Will that happen to the VTubers, whose increasing popularity comes from the parasocial aspect that allows the audience to feel as though someone cares, even if a little? Will the trolls/spammers eventually make things unpleasant enough that the entire VTubing experience just becomes an increasingly one-sided ``improv performance'' affair no different from how one turns up at a ticketed show to sit quietly and watch the performer/VTuber do their thing?

Is the corporatisation mechanism that (say) Games Done Quick have done the only way to tame the entropy that naturally arises from popularity?

For better or worse, Hololive Productions/Cover Corp (and other VTuber agencies/companies for that matter) will need to figure this out for themselves, because they are rapidly reaching that threshold where their policies can make/break how they can grow/maintain their offering.

Actually, on a more strategic note, all companies/organisations need to consider how they need to manage change and scaling. The way to manage a small and tight community/company is very different from managing a large one where it is more likely that people do not know each other than know each other, and of course there is the morass of the medium sized community/company where it is not quite here nor there.

Marc MacYoung shared a quote from Heinlein's Time Enough for Love:
Moving parts in rubbing contact require lubrication to avoid excessive wear. Honorifics and formal politeness provide lubrication where people rub together. Often the very young, the untravelled, the naive, the unsophisticated deplore these formalities as "empty", "meaningless", or "dishonest", and scorn to use them. No matter how "pure" their motives, they thereby throw sand into machinery that does not work too well at best.
I begrudingly have to agree with this particular observation. Here's a scenario: I meet someone for the first time in a formal setting. Without a common understanding of titles and associated etiquette, no one can make any move safely; at best a faux pas is made, at worst an enemy is made because of a perceived ``disrepect''.

Painfully, this means that it is somewhat important to not create unfathomable titles like ``Technoking of Tesla'', and it is also as important to not partake in job title inflation. I mean, there is apparently an International Standard Classification of Occupations (ISCO). According to that list, my field/domain of expertise is either 251 (software and applications developers and analysts), 252 (database and network professionals), or borderline 212 (mathematicians, actuaries, and statisticians).

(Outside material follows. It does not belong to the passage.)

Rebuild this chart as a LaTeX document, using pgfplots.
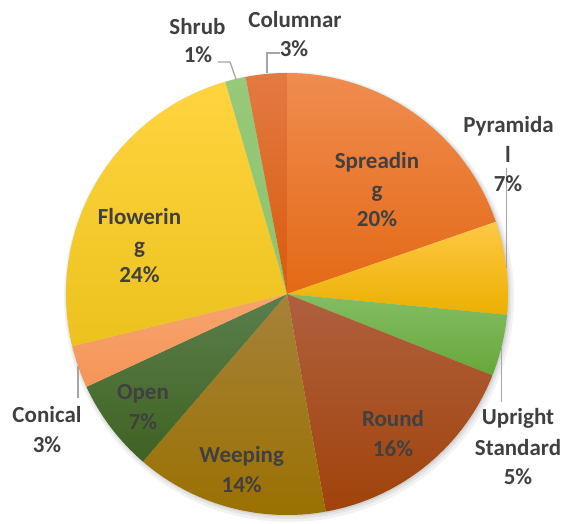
\documentclass[border=0pt]{standalone}
\usepackage{pgfplots}
\pgfplotsset{compat=1.18}
\usepackage{pgfplotstable}
\usepackage{fontspec}
\setmainfont{Carlito}
\definecolor{lbl}{HTML}{404040}
\definecolor{lead}{HTML}{A6A6A6}
% slice colours (top / bottom of gradient)
\definecolor{top0}{HTML}{F08C50}\definecolor{bot0}{HTML}{E36915}
\definecolor{top1}{HTML}{FFC845}\definecolor{bot1}{HTML}{EBB000}
\definecolor{top2}{HTML}{84BD64}\definecolor{bot2}{HTML}{66A83A}
\definecolor{top3}{HTML}{B0603F}\definecolor{bot3}{HTML}{A0430A}
\definecolor{top4}{HTML}{A6823A}\definecolor{bot4}{HTML}{9A7000}
\definecolor{top5}{HTML}{5B7F4C}\definecolor{bot5}{HTML}{3F6222}
\definecolor{top6}{HTML}{F7A46E}\definecolor{bot6}{HTML}{F59558}
\definecolor{top7}{HTML}{FFD43F}\definecolor{bot7}{HTML}{ECC21E}
\definecolor{top8}{HTML}{96C97A}\definecolor{bot8}{HTML}{8DC46C}
\definecolor{top9}{HTML}{E37A43}\definecolor{bot9}{HTML}{D85B0C}
\newcommand\lf{\fontsize{23}{29}\selectfont\bfseries}

\pgfplotstableread{
name value
Spreading 19.7
Pyramidal 6.8
Upright 4.5
Round 16.2
Weeping 14.1
Open 6.8
Conical 3.1
Flowering 24.3
Shrub 1.5
Columnar 3.0
}\slices

\begin{document}
\begin{tikzpicture}
\begin{axis}[hide axis, scale only axis, x=1pt, y=1pt,
  xmin=-287, xmax=276, ymin=-224, ymax=294, clip=false, disabledatascaling]
\path (axis cs:-287,-224) rectangle (axis cs:276,294);
% soft shadow
\fill[black, opacity=0.05] (axis cs:2,-3) circle[radius=225pt];
\fill[black, opacity=0.06] (axis cs:1.5,-2) circle[radius=223pt];
\fill[black, opacity=0.08] (axis cs:1,-1) circle[radius=221.5pt];
\xdef\cum{0}
\pgfplotsforeachungrouped \i in {0,...,9}{%
  \pgfplotstablegetelem{\i}{value}\of\slices
  \let\v\pgfplotsretval
  \pgfmathsetmacro\aa{90-3.6*\cum}%
  \pgfmathsetmacro\bb{90-3.6*(\cum+\v)}%
  \pgfmathsetmacro\xa{221*cos(\aa)}%
  \pgfmathsetmacro\ya{221*sin(\aa)}%
  \edef\cmd{\noexpand\shade[top color=top\i, bottom color=bot\i] (axis cs:0,0) -- (axis cs:\xa,\ya) arc[start angle=\aa, end angle=\bb, radius=221pt] -- cycle;}%
  \cmd
  \pgfmathsetmacro\c{\cum+\v}%
  \xdef\cum{\c}%
}
% leader lines
\draw[lead, line width=1.3pt] (axis cs:-69,232) -- (axis cs:-57,232) -- (axis cs:-51,215);
\draw[lead, line width=1.3pt] (axis cs:-7,241) -- (axis cs:-20,241) -- (axis cs:-20,221);
\draw[lead, line width=1.3pt] (axis cs:219.5,126) -- (axis cs:219.5,26);
\draw[lead, line width=1.3pt] (axis cs:214.7,-52) -- (axis cs:214.7,-108);
\draw[lead, line width=1.3pt] (axis cs:-209,-72) -- (axis cs:-209,-104);
% labels
\tikzset{lb/.style={anchor=base, text=lbl, font=\lf, inner sep=0pt}}
\node[lb] at (axis cs:8,266) {Columnar};
\node[lb] at (axis cs:7,237) {3\%};
\node[lb] at (axis cs:-89.5,259) {Shrub};
\node[lb] at (axis cs:-89,231) {1\%};
\node[lb] at (axis cs:221.5,161) {Pyramida};
\node[lb] at (axis cs:221,131) {l};
\node[lb] at (axis cs:221,102) {7\%};
\node[lb] at (axis cs:231,-131) {Upright};
\node[lb] at (axis cs:231,-161) {Standard};
\node[lb] at (axis cs:231,-190) {5\%};
\node[lb] at (axis cs:-240,-129) {Conical};
\node[lb] at (axis cs:-240,-159) {3\%};
\node[lb] at (axis cs:90,125) {Spreadin};
\node[lb] at (axis cs:90,96) {g};
\node[lb] at (axis cs:90,67) {20\%};
\node[lb] at (axis cs:-147.5,69) {Flowerin};
\node[lb] at (axis cs:-147.5,40) {g};
\node[lb] at (axis cs:-147.5,11) {24\%};
\node[lb] at (axis cs:106,-133) {Round};
\node[lb] at (axis cs:106,-163) {16\%};
\node[lb] at (axis cs:-45.3,-168) {Weeping};
\node[lb] at (axis cs:-45.3,-198) {14\%};
\node[lb] at (axis cs:-144,-106) {Open};
\node[lb] at (axis cs:-144,-136) {7\%};
\end{axis}
\end{tikzpicture}
\end{document}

The lesson to take away here is that if we want to interact with people beyond a certain small [enough] size, there exist social rules that need to be followed. For new types of social situations beyond the traditional face-to-face one (like the ``chat'' of VTubers/speedrunners/other livestreamers), new rules need to be created to ensure that faux pas cannot be easily committed; however what rules work and what don't are still in development, and depending on how the direction goes, may even affect the draw of such new social situations in the first place.

That's all I have for now. Till the next update.